Beware: ext3 and sync-binlog do not play well togetherPeter Zaitsev
One of our customers reported strange problem with MySQL having extremely poor performance when sync-binlog=1 is enabled, even though the system with RAID and BBU were expected to have much better performance.
The problem could be repeated with SysBench as follows:
./sysbench --num-threads=2 --test=oltp --oltp-test-mode=complex --oltp-table-size=100000 --oltp-distinct-ranges=0 --oltp-order-ranges=0 --oltp-sum-ranges=0 --oltp-simple-ranges=0 --oltp-point-selects=0 --oltp-range-size=0 --mysql-table-engine=innodb --mysql-user=root --max-requests=0 --max-time=60 --mysql-db=test run
On Dell R900 with CentOS 5.2 and ext3 filesystem we get 1060 transactions/sec with single thread and sync_binlog=1 while with 2 threads it drops to 610 transactions/sec Because of synchronous serialized writes to binlog we’re not expecting significant improvements in transaction rate (as the load is binlog fsync bound) but we surely do not expect it to drop ether.
To ensure this is not RAID controller related we repeated the run on the in memory block device and got very similar results – 2350 transactions/sec with 2 threads with sync-binlog=0 and just 750 transactions/sec with sync-binlog=1
We tried running data=writeback and data=journal just to make sure but results were basically the same.
Using XFS instead of EXT3 gives expected results – we get 2350 transactions/sec with sync_binlog=1 and 2550 transactions/sec with sync-binlog=0 which is about 10% overhead.
EXT2 filesystem also behaves similar to XFS so it seems to be EXT3 specific performance issue.

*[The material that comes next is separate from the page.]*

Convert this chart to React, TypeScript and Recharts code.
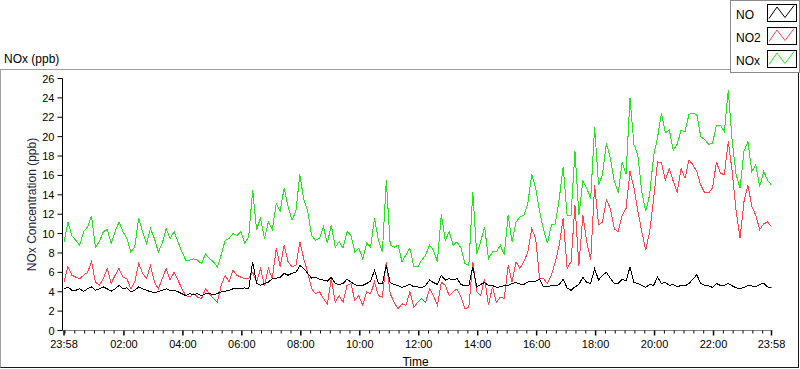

We do not know if it is CentOS/RHEL specific and if it is fixed in the recent kernels. If somebody can run the same test with different kernels it would be interesting to know results.
You also may wonder how could this problem be unnoticed for a while ? First it only applies to the binary log. Innodb transactional log does not have the same problem on EXT3. I expect this is because Innodb log is pre-allocated so there is not need to modify meta data with each write while binary log is written as growing file. Another possible reason is small sizes of writes which are being fsync’ed with binary log. Though these are just my speculations – we did not investigate it in details.
Another reason is – it only happens with high transaction commit rate. If you’re just running couple of hundreds of durable commits a second you may not notice this problem.
Third – sync-binlog=1 is an option great for safety but it is surely not the most commonly used one. The web applications which often have highest transaction rates typically do not have so strong durability requirements to run this option.
As the call for action – I would surely like someone to see if EXT3 can be fixed in this regard as it is by far the most common file system for Linux. It is also worth to investigate if something can be done on MySQL side – may be opening binlog with O_DSYNC flag if sync_binlog=1 instead of using fsync will help ? Or may be binlog pre-allocation would be good solution.